In a year or two, this will all seem worth it. In a day or two, I may even feel better and be able to get back to work. In the meantime, I deeply apologize for being so behind on everything, and promise to catch up as quickly as I can.

Thanks for letting me vent. If I can ever get into my kitchen again, you're all invited over for celebratory three-chocolate brownies.

3 comments:

mamagotcha said...

First of all, check out this site: The Disney Diaries (yeah, yeah, it's about Disney WORLD, but I think you'll appreciate it nonetheless).

Bummer on the flooring. One bit of (unasked-for) advice: check references religiously.

Hope life is treating you better by now!

Nancy Lindquist-Liedel said...

Disney sucks dog snot. Okay, it's not very merry of me to think that and the mental picture is enough to turn you gray, but honestly, I can handle about two days of the place before I turn into a snarling, drooling, mom-beast from Hades. I detest Small World, etc.

I used to love it, but the last time it just seemed to be some sort of freakish show of how much crap a parent can spend on a kid. There were entitled kids and parents everywhere. They cut in front of people and one pushed my son down, to get to Dumbo first.

No, this is not Disney's problem, but I just wanted to tell you that you are not alone.

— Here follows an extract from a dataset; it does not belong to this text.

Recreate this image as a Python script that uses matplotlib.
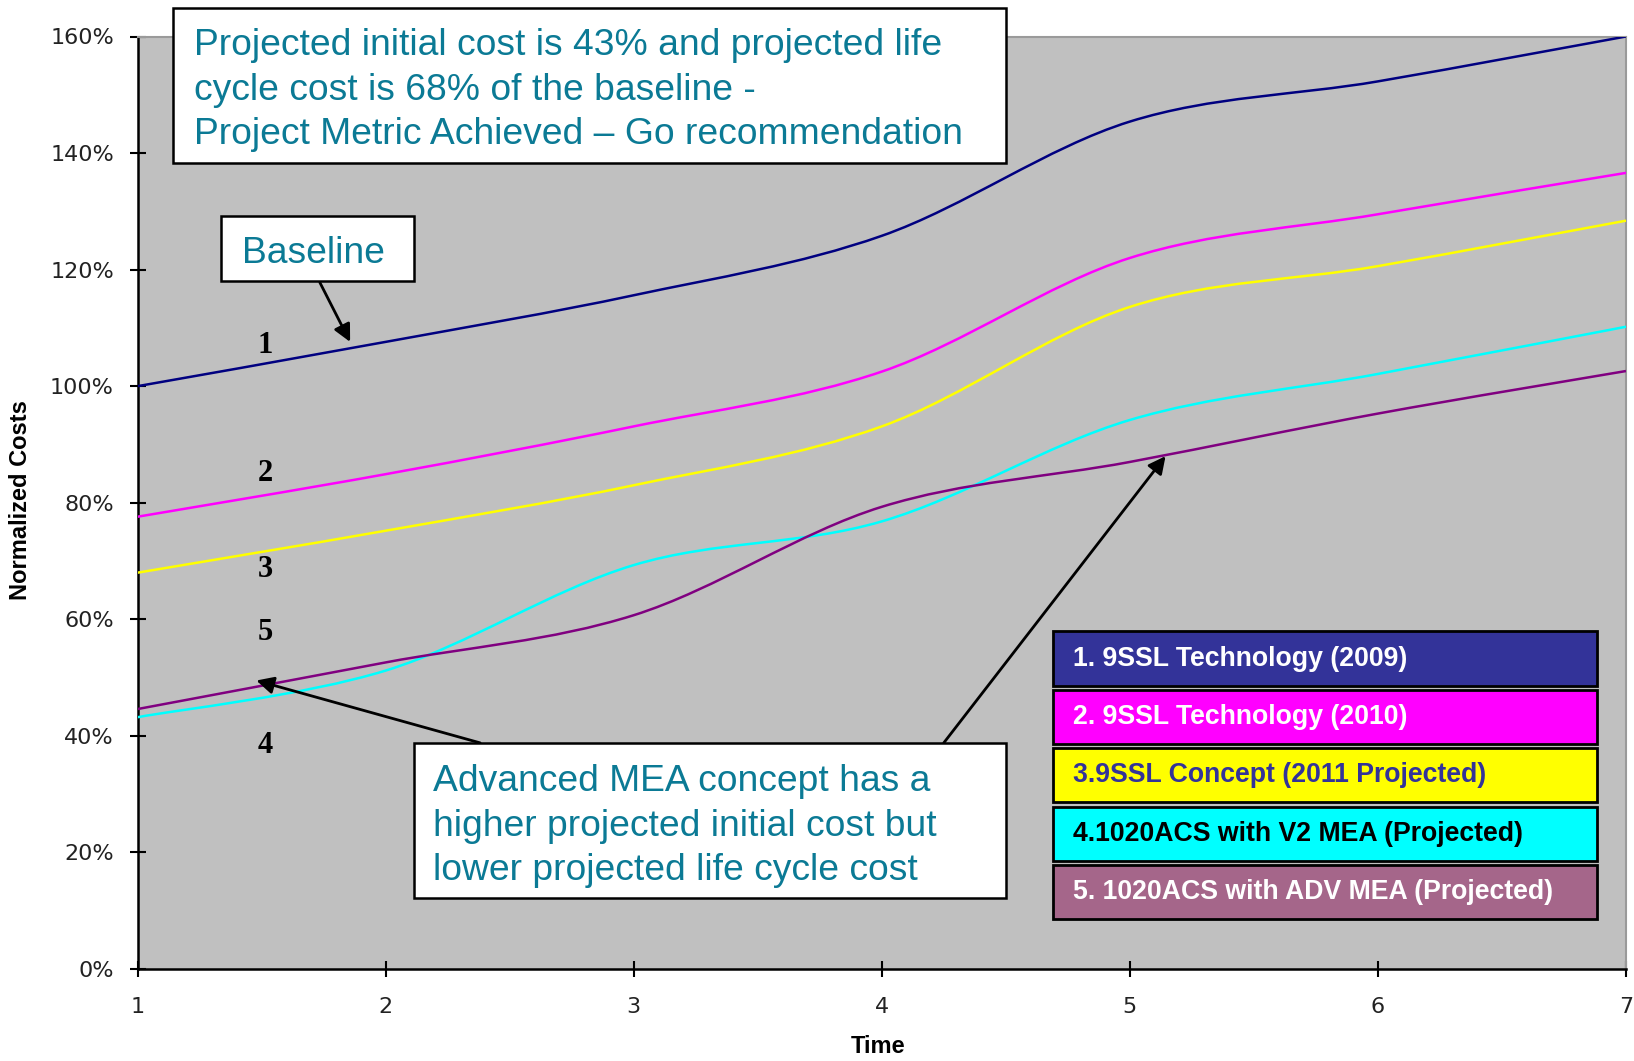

We will do one more trip, when the babies are older, then I'm done, till grandkids. WOOHOO!!!!

Toni said...

Having just seent he light at the end of my very own tunnel, I feel for you. Even having a headache that won't stop, telling my son I just might go on strike, I burst out loud at your mute lizard line. I am glad you survived your jail sentence and you are all back safe and sound. I am wondering, how do the floors look?